Before Willie Nelson and the rest of the outlaws reinvigorated Nashville in the ’70s, country music had become a homogenized product. An artist’s output, regardless of inspiration or inclination, was routinely subjected to a “sweetening” process that made songs about losing one’s lady, job, and dog somehow more palatable. The calling cards of this process, mainly overwrought strong arrangements and choruses of background singers, fit with Willie Nelson’s musical point of view like chocolate with pickles. Though Nelson eventually moved from Nashville both geographically and artistically, his early catalogue is caked with these extraneous touches. On Naked Willie, longtime Nelson bandmate Mickey Raphael has stripped the decorations from the original compositions, leaving them more in line with the rest of Nelson’s body of work.

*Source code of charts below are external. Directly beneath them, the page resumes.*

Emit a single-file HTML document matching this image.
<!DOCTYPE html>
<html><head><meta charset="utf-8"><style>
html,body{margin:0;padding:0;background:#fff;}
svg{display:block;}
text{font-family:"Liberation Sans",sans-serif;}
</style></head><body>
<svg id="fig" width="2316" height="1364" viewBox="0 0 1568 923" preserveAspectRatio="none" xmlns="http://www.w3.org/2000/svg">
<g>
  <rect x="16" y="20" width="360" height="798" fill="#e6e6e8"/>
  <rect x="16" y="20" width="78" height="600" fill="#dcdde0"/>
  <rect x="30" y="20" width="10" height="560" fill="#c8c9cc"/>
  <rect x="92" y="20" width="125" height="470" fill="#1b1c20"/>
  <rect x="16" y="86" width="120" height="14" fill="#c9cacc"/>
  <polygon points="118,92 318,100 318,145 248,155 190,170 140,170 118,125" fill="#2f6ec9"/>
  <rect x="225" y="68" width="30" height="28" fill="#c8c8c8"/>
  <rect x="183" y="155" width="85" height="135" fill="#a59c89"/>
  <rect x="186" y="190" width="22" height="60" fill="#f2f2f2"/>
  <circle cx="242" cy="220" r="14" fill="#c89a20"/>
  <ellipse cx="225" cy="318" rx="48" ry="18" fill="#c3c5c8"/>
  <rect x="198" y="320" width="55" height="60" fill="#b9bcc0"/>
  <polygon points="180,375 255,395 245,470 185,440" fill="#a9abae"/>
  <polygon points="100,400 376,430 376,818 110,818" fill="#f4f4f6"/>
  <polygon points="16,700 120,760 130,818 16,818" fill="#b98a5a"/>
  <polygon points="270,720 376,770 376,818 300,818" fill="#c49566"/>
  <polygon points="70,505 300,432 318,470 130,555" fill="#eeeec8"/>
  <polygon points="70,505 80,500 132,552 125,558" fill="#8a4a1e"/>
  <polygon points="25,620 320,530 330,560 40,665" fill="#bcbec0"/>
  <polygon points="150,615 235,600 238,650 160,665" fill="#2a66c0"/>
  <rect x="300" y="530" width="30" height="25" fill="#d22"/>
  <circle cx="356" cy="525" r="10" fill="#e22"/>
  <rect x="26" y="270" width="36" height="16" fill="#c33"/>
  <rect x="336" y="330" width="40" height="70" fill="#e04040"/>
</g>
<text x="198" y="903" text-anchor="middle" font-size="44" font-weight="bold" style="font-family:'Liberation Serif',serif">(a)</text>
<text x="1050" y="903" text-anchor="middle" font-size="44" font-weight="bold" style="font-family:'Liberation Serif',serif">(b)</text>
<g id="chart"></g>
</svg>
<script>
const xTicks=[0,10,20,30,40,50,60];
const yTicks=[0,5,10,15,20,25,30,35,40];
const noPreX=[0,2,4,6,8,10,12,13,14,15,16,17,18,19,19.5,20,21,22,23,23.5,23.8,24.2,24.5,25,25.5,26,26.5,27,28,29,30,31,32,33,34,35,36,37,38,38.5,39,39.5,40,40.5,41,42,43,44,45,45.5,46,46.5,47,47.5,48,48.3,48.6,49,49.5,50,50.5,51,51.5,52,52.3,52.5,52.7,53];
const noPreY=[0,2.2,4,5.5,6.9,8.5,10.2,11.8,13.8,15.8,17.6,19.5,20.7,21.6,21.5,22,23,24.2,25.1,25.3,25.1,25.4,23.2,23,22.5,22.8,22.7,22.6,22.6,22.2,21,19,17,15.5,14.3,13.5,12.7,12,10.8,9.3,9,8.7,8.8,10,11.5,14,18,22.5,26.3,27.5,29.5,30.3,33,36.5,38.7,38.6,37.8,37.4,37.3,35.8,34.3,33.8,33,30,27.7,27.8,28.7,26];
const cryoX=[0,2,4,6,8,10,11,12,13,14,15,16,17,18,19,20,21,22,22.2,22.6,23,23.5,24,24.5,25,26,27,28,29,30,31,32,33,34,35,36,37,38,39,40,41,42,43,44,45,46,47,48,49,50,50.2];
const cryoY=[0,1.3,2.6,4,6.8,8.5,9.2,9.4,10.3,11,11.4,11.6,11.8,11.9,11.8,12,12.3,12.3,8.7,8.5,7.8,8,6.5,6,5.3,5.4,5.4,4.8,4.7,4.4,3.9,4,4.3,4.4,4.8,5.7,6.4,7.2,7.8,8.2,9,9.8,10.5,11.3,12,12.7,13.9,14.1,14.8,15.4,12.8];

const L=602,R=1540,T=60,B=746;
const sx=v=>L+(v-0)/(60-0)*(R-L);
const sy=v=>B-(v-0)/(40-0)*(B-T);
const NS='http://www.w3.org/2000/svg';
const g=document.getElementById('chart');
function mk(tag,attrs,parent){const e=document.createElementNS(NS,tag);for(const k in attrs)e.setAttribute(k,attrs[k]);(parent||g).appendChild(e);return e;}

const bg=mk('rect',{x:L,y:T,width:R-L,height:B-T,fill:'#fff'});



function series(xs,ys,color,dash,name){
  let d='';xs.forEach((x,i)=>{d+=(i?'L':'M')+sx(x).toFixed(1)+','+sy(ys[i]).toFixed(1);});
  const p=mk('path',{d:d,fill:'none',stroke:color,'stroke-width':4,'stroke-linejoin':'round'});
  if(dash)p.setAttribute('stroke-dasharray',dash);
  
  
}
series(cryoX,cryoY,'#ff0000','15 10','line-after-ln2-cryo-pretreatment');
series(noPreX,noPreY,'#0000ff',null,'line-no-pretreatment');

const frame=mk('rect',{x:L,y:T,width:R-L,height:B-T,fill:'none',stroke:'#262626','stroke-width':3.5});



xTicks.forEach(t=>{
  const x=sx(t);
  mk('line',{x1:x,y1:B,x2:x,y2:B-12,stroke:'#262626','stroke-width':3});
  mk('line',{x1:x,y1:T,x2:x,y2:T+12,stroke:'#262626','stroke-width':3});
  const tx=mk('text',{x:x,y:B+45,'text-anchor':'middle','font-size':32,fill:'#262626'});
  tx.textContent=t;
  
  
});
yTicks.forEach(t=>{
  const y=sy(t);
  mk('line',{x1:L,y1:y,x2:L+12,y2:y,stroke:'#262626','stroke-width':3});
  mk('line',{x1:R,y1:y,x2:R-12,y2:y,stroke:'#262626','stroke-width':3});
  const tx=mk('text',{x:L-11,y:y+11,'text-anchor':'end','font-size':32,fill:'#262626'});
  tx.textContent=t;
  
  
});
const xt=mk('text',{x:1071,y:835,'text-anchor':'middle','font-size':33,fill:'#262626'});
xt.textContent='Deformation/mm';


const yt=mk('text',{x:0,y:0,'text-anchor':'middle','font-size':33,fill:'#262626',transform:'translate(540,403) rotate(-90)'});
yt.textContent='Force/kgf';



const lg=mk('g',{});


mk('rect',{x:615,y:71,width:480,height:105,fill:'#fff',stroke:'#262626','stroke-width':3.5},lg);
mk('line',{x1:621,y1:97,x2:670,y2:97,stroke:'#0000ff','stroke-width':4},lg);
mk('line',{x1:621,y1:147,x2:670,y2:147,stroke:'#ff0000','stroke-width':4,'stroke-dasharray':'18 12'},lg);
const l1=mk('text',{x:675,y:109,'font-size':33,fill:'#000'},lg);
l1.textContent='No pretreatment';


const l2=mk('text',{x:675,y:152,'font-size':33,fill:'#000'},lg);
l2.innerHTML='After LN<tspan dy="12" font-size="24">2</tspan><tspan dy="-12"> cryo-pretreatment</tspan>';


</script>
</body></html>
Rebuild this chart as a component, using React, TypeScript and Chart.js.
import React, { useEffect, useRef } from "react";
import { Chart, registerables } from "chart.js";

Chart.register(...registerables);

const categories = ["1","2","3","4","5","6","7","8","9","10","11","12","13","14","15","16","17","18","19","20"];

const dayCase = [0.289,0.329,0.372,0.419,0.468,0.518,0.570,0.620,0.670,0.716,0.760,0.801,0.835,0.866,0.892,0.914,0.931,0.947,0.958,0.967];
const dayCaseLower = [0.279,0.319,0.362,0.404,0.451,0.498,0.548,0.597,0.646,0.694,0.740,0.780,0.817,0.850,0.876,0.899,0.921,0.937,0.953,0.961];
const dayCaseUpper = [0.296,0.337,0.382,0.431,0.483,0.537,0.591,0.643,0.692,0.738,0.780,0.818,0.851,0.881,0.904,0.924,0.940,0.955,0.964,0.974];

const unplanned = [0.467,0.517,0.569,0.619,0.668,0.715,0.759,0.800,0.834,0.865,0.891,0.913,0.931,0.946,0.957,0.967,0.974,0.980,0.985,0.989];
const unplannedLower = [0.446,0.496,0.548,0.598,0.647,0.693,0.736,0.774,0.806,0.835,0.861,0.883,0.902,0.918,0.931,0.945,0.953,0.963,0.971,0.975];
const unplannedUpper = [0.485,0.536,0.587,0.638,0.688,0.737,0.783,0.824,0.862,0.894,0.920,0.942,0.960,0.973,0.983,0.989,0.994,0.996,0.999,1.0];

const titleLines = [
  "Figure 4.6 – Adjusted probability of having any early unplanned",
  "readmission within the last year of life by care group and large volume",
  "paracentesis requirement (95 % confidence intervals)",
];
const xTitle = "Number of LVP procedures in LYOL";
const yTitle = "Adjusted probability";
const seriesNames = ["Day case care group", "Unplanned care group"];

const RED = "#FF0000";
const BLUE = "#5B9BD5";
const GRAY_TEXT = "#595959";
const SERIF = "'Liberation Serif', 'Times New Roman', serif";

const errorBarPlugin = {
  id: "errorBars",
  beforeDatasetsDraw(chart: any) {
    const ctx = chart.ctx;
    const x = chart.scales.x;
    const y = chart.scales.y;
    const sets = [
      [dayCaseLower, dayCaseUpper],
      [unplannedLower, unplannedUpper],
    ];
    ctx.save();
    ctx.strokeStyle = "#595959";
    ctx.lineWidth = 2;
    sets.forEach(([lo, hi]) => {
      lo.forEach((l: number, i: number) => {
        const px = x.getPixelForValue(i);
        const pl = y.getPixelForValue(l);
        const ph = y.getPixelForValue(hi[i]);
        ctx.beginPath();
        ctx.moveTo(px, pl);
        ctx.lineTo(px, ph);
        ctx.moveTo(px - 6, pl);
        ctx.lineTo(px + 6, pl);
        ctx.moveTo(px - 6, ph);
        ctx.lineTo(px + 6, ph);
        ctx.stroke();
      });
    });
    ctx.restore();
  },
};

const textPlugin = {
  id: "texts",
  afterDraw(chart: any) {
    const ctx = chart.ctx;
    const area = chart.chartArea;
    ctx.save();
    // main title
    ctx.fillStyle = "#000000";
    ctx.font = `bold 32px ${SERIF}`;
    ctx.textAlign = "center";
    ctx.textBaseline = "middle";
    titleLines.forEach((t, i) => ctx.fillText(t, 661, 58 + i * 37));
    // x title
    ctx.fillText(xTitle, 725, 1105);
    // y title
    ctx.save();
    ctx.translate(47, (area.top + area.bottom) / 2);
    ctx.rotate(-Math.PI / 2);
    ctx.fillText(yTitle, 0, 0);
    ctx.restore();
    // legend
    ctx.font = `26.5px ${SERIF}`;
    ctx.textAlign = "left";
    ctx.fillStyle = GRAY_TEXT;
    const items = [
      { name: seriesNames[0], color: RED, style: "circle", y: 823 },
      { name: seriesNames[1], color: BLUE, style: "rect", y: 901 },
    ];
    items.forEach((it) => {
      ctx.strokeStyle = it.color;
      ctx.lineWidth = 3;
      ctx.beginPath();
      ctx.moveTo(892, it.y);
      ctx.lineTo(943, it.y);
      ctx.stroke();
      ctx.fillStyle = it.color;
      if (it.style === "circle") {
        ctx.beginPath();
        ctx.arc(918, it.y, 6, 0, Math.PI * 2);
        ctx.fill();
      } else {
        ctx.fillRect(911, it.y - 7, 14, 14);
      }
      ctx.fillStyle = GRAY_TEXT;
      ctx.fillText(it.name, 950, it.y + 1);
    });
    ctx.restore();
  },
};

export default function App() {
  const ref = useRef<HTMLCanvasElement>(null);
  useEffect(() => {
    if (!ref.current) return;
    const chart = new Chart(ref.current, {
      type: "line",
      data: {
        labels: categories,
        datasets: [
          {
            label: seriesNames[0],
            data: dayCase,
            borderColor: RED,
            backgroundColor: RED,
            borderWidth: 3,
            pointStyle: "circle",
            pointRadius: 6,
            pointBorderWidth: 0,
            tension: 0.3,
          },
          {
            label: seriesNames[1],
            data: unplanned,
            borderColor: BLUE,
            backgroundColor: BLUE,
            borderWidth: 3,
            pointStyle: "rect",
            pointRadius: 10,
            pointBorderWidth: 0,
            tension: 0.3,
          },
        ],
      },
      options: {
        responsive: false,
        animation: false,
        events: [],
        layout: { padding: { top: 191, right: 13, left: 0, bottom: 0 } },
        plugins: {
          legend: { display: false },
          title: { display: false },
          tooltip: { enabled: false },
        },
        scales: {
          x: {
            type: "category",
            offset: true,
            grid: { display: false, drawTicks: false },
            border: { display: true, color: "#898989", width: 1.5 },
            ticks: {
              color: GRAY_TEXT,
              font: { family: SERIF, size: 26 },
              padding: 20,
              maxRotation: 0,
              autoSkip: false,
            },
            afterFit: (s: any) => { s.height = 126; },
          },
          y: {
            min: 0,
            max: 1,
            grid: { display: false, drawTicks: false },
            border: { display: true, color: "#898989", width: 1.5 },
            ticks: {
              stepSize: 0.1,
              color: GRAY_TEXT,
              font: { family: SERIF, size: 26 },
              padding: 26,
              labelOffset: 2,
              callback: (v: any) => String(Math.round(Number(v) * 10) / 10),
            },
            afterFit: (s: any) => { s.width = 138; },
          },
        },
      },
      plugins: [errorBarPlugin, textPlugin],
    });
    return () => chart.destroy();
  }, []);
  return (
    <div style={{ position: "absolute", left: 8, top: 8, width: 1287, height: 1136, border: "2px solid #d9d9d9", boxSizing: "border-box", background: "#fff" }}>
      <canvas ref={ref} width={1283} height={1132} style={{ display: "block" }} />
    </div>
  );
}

Though the “un-producing” process is a little disorienting at first, Raphael has largely succeeded in taking songs that seem unrelated to the rest of Nelson’s career and making them more in line with the rest of his artistic output. The vocals in particular stand out; Nelson’s voice not only sells the heartache he is writing about, but also intones each syllable for maximum effect. Whether he is singing about a lost soldier on “Jimmy’s Road” or a lost soul on Kris Kristofferson’s “Sunday Morning Coming Down,” Nelson makes his subject seem both immediate and important. Nelson’s vocals match nicely with the spare arrangement of piano and guitar, making Naked Willie more than just an interesting “what if” scenario, but a genuine reimagining of the singer’s early work.
The only problem with Naked Willie is that it sells itself as a bit of revisionist history. The liner notes bemoan that Nashville tried to hammer quintessential square peg Nelson into a round hole and cites his early output as proof that he was misunderstood by the powers that be in mainstream country music. While the “un-produced” tracks on Naked Willie offer an interesting alternative to the original recordings, every step of Nelson’s career led him to become the artist he is today. If he had been able to write his own ticket from the beginning, he might never have attained the heights to which he eventually ascended. Though Naked Willie is eminently listenable and even ultimately preferable to the original recordings, the end of effect is something like a colorized movie. One can predict what might have happened, but the original has already made its mark on history.